Supreme Court: Can judges tell California to release 40,000 prisoners?
A three-judge panel ordered California officials to reduce the state’s prison population by 30,000 to 40,000 inmates. On Tuesday, the Supreme Court heard arguments in the case.
Tony Avelar / The Christian Science Monitor.
Washington
A sharply divided US Supreme Court on Tuesday confronted the thorny issue of how best to improve the quality of medical and mental health care in California’s overcrowded prison system.
At issue in the case is whether a three-judge panel overstepped its authority earlier this year when it ordered California officials to reduce the state’s prison population by 30,000 to 40,000 inmates to resolve a lawsuit over prison health care.
The case, Schwarzenegger v. Plata, pits the power of the federal judiciary to conduct prison oversight against the authority of state officials to run their own prisons.
A federal judge has found that medical and mental health care in California’s prisons is so poor that it amounts to cruel and unusual punishment. The state has promised to improve inmate health care, but progress has been slow.
California has watched its prison population rise to nearly double its design capacity.

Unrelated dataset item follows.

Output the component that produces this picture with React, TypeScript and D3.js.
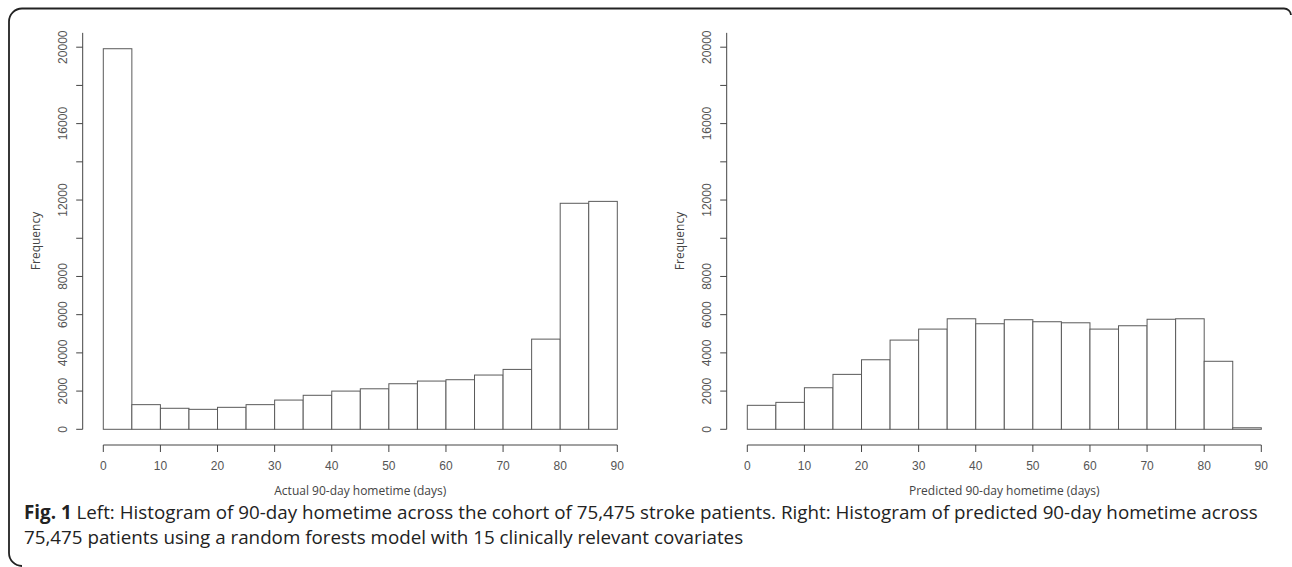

The state houses 144,000 inmates in 33 prisons built to hold 80,000 prisoners. California has been struggling with a crushing budget deficit.
Although a receiver was appointed to help solve the health-care problem, the judges eventually took the matter into their own hands. They decided that the health-care issue would never be resolved until the state confronted prison overcrowding. The three-judge panel ordered that the prison population be reduced as a necessary means to resolve the health-care lawsuit.
California is asking the justices to overturn that judicial order, saying it violates the terms of the Prison Litigation Reform Act. The 1996 law restricts the power of the courts to issue broad rulings in prisoner-rights cases.
“This is supposed to be an order or remedy of last resort,” California’s lawyer, Carter Phillips, told the justices. He said the three-judge panel acted prematurely, before the state had time to solve the problems on its own.
“This has been going on for 20 years,” Justice Ruth Bader Ginsburg replied. She said that federal judges had issued a long series of orders to force California to improve prison conditions, but that none had worked.
“So how much longer do we have to wait,” she asked. “Another 20 years?”
The high-profile case appears to have split the justices into familiar liberal/conservative camps, with the liberal side supporting the judicial order and the conservative side expressing concerns about it.
In the center is Justice Anthony Kennedy, whose comments seemed both supportive and critical of the court’s prison-reduction order.
After Mr. Phillips suggested that California officials had achieved considerable improvements in prison conditions and should be given more time, Justice Kennedy interjected: “The problem I have with that is that at some point, the court has to say you’ve been given enough time and it is now time for a remedy.”
He called the court’s action: “a perfectly reasonable decision.”
Phillips said that under the Prison Litigation Reform Act, Congress imposed restrictions on the courts, including that courts allow a reasonable amount of time for compliance.
“I recognize of course that Congress had imposed a special duty on us,” Kennedy responded. “But I think it means that [prison population reduction] must not be ordered unless that is the only efficacious remedy. And it seems to me there is massive expert testimony to support that proposition on the part of the prisoners.”
Later, Kennedy questioned the prisoners’ lawyer, Donald Specter of Berkeley, Calif., about whether expert witnesses in the case had endorsed a less dramatic prison-release order.
Prior to the ruling by the three-judge panel, the state’s prison system was operating at 190 percent of capacity. In its ruling, the three-judge panel gave California two years to reduce its prison population to 137 percent of its design capacity.
Kennedy said he’d found testimony in the court record by experts suggesting that the health-care problems could be resolved with a prison population at 145 percent of capacity. But the three-judge panel did not address that issue in its decision, Kennedy said.
Kennedy’s comments are potentially significant to the outcome of the case, because the Prison Litigation Reform Act requires judges to closely tailor remedies to address identified problems and to embrace the least intrusive means necessary.
If a federal judge can resolve a pending violation by ordering a lesser remedy (or smaller population reduction), the Prison Litigation Reform Act appears to require the lesser remedy.
Justice Samuel Alito questioned whether the early release of prison inmates might cause an increase in crime. “If I was a citizen of California,” he said, “I would be very concerned about the release of 40,000 prisoners.”
A similar release order in Philadelphia, he said, resulted in measurable increases in murders, rapes, and assaults.
Prison populations can be reduced without triggering an increase in crime, Mr. Specter said. He suggested greater use of good-time credits and transfer programs. California routinely releases 120,000 prisoners on parole each year, he noted.
Justice Alito asked what the recidivist rate is for former prisoners in California.
Seventy percent of released prisoners return to prison within three years, Specter said. Some of those repeat offenders, he said, are picked up for minor parole violations.
The state has the option of pursuing rehabilitation programs that are less expensive than prison, Specter added.
A decision in Schwarzenegger v. Plata (09-1233) is expected by June.